Hydrogen as the fuel of fuel cell systems is supplied to the anode of the fuel cell from a fuel tank and the air in the atmosphere is supplied directly to the cathode of a fuel cell stack by an air supplier.
The hydrogen supplied to the fuel cell stack is separated into hydrogen ions and electrons, the separated hydrogen ions flow to the cathode through an electrolyte membrane, and the oxygen supplied to the cathode produces water and generates electric energy by bonding with the electrons flowing into the cathode through an external conducting wire.
The fuel cell stack is formed by stacking in series unit cells generating voltage of around 1V in accordance with operation conditions, and when even one of the cells fails to achieve its normal performance, it causes output reduction of the entire stack. Accordingly, it is determined whether there is a problem by measuring the voltage of the unit cells while the fuel cell stack operates, with a voltage measuring device in contact with a portion of a bipolar plate.
The voltage measuring device includes sensing units that measure voltage, and a terminal guide is disposed between the sensing units, and thus prevents a short-circuit between the sensing units, and allows the terminal of the bipolar plate and the sensing units to be uniformly inserted when the voltage measuring device is combined with the bipolar plate.
Recently, however, the opening direction of fuel cells is set in a way of reducing the cell pitch and the thickness of the material for the bipolar plate in order to improve the power density of stacks.
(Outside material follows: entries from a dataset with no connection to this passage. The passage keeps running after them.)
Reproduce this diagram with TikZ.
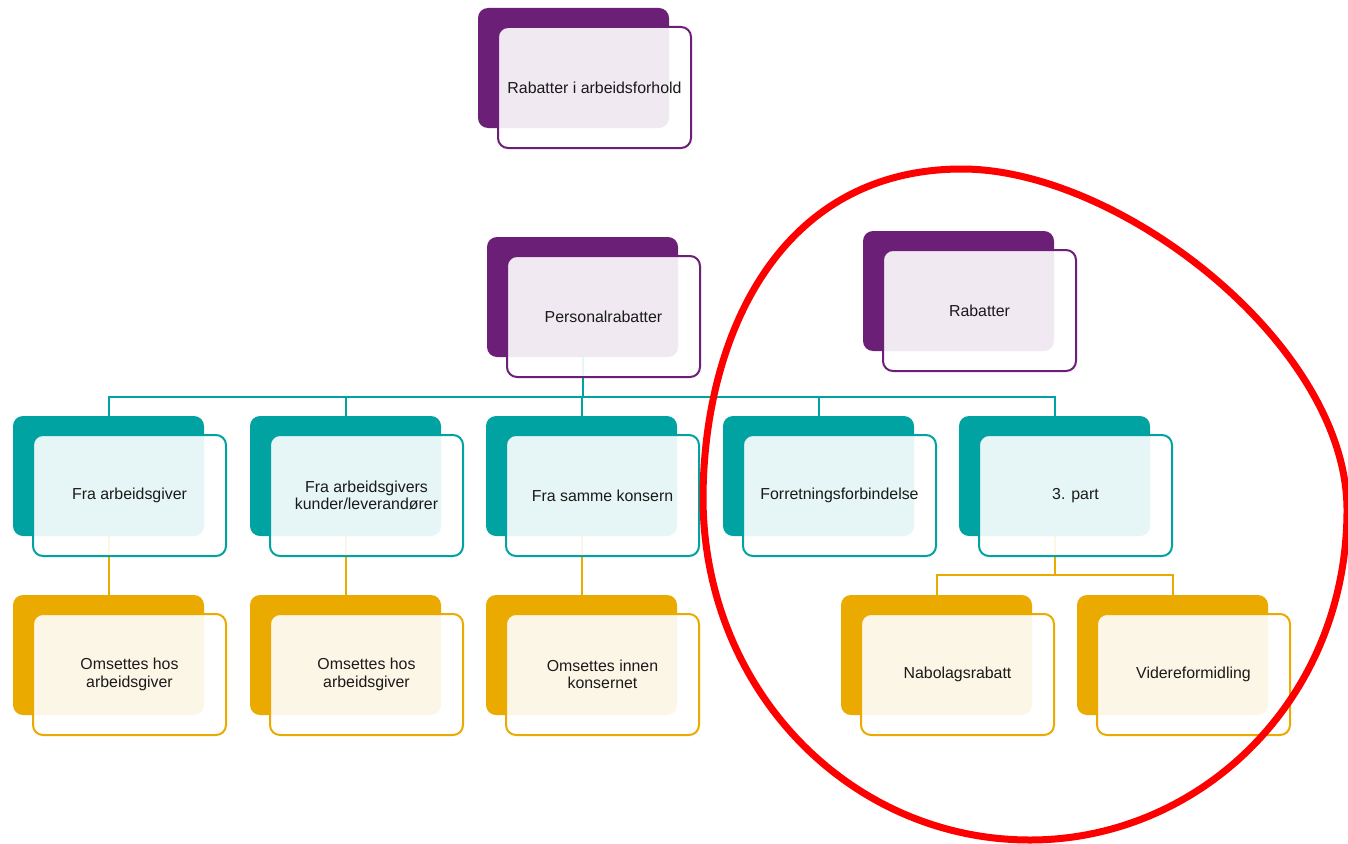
\documentclass[tikz,border=0pt]{standalone}
\usepackage{fontspec}
\setmainfont{Liberation Sans}
\usetikzlibrary{backgrounds}
\definecolor{cpur}{RGB}{108,31,119}
\definecolor{cteal}{RGB}{0,163,161}
\definecolor{cgold}{RGB}{234,170,0}
\definecolor{ctext}{RGB}{26,26,26}
\tikzset{
  backbox/.style={draw=none, fill=#1, rounded corners=10pt, minimum width=191pt,
    minimum height=120pt, anchor=north west, inner sep=0pt, outer sep=0pt},
  frontbox/.style={draw=#1, line width=2pt, fill=white, fill opacity=0.9,
    draw opacity=1, text opacity=1, rounded corners=10pt, minimum width=193pt,
    minimum height=121pt, anchor=north west, inner sep=0pt, outer sep=0pt,
    align=center, text=ctext, font=\fontsize{15.9}{17.5}\selectfont},
  link/.style={draw=#1, line width=2pt},
  markring/.style={draw=red, line width=7pt},
}
\newcommand{\mycard}[5]{%
  \node[backbox=#4] (#1b) at (#2,#3) {};
  \node[frontbox=#4] (#1) at (#2+20,#3+19) {#5};
}
\begin{document}
\begin{tikzpicture}[x=1pt,y=-1pt]
\useasboundingbox (0,0) rectangle (1348,843);

\mycard{top}{478}{8}{cpur}{Rabatter i arbeidsforhold}
\mycard{per}{487}{237}{cpur}{Personalrabatter}
\mycard{rab}{863}{231}{cpur}{Rabatter}

\mycard{ta}{13}{416}{cteal}{Fra arbeidsgiver}
\mycard{tb}{250}{416}{cteal}{Fra arbeidsgivers\\kunder/leverandører}
\mycard{tc}{486}{416}{cteal}{Fra samme konsern}
\mycard{td}{723}{416}{cteal}{Forretningsforbindelse}
\mycard{te}{959}{416}{cteal}{3. part}

\mycard{ga}{13}{595}{cgold}{Omsettes hos\\arbeidsgiver}
\mycard{gb}{250}{595}{cgold}{Omsettes hos\\arbeidsgiver}
\mycard{gc}{486}{595}{cgold}{Omsettes innen\\konsernet}
\mycard{gd}{841}{595}{cgold}{Nabolagsrabatt}
\mycard{ge}{1077}{595}{cgold}{Videreformidling}

\begin{pgfonlayer}{background}
  \fill[white] (0,0) rectangle (1348,843);
  \coordinate (busy) at (0,397);
  \coordinate (gbusy) at (0,575);
  \draw[link=cteal] (perb.south) -- (perb.south |- busy);
  \draw[link=cteal] (tab.north) -- (tab.north |- busy) -- (teb.north |- busy) -- (teb.north);
  \foreach \n in {tbb,tcb,tdb} \draw[link=cteal] (\n.north |- busy) -- (\n.north);
  \draw[link=cgold] (tab.south) -- (gab.north);
  \draw[link=cgold] (tbb.south) -- (gbb.north);
  \draw[link=cgold] (tcb.south) -- (gcb.north);
  \draw[link=cgold] (teb.south) -- (teb.south |- gbusy);
  \draw[link=cgold] (gdb.north) -- (gdb.north |- gbusy) -- (geb.north |- gbusy) -- (geb.north);
\end{pgfonlayer}

\draw[markring] (962,169) .. controls (1120,169) and (1347,345) .. (1347,510)
  .. controls (1347,700) and (1200,840) .. (1030,840)
  .. controls (850,840) and (703,690) .. (703,497)
  .. controls (704,335) and (780,169) .. (962,169) -- cycle;
\end{tikzpicture}
\end{document}
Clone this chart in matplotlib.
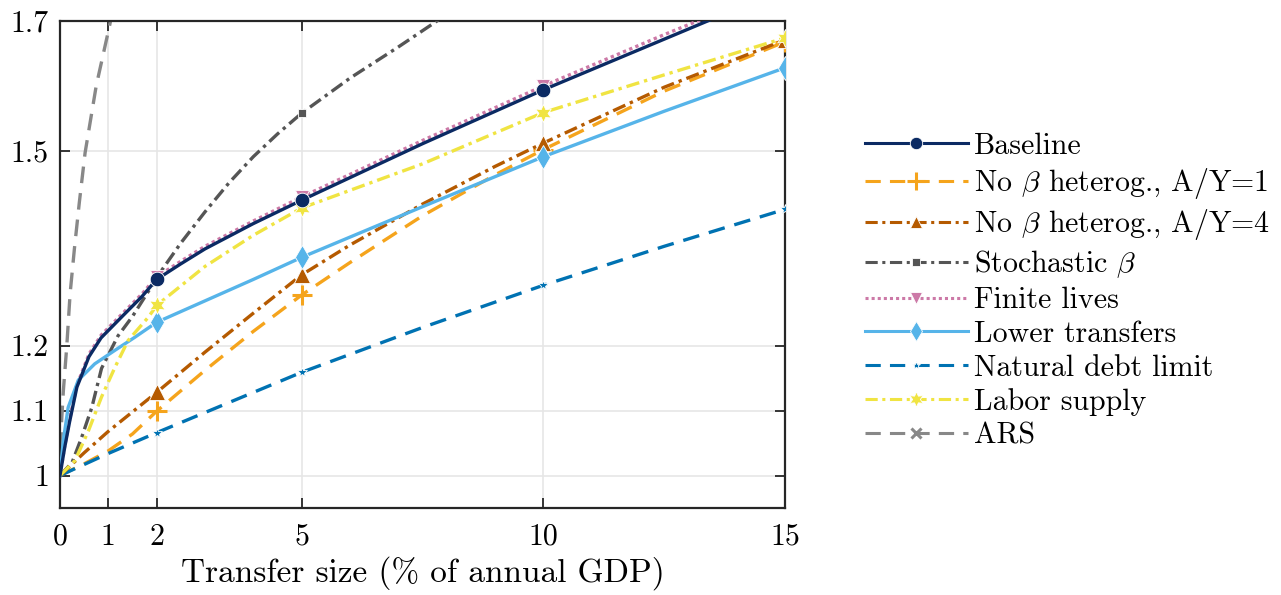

Although the thickness of the terminal guide in the voltage measuring device is supposed to be reduced as much as the cell pitch is reduced, at present, there is a technical limitation on reducing the thickness of the terminal guide.
Further, the bending resistance rapidly decreases with the reduction of the thickness of the bipolar plate, so it is more difficult to keep the gap between the terminals of the bipolar plate constant and the terminals of the bipolar plate are damaged by external force when the voltage measuring device is combined.
Therefore, there is a need for a technology that can keep the gap between the terminals of a bipolar plate constant even if the cell pitch and the thickness of the bipolar plate are decreased and that prevents the terminals of the bipolar plate from easily deforming due to external force or shock when a voltage measuring device is combined.
The description provided above as a related art of the present inventive concept is just for helping in understanding the background of the present inventive concept and should not be construed as being included in the related art known by those skilled in the art.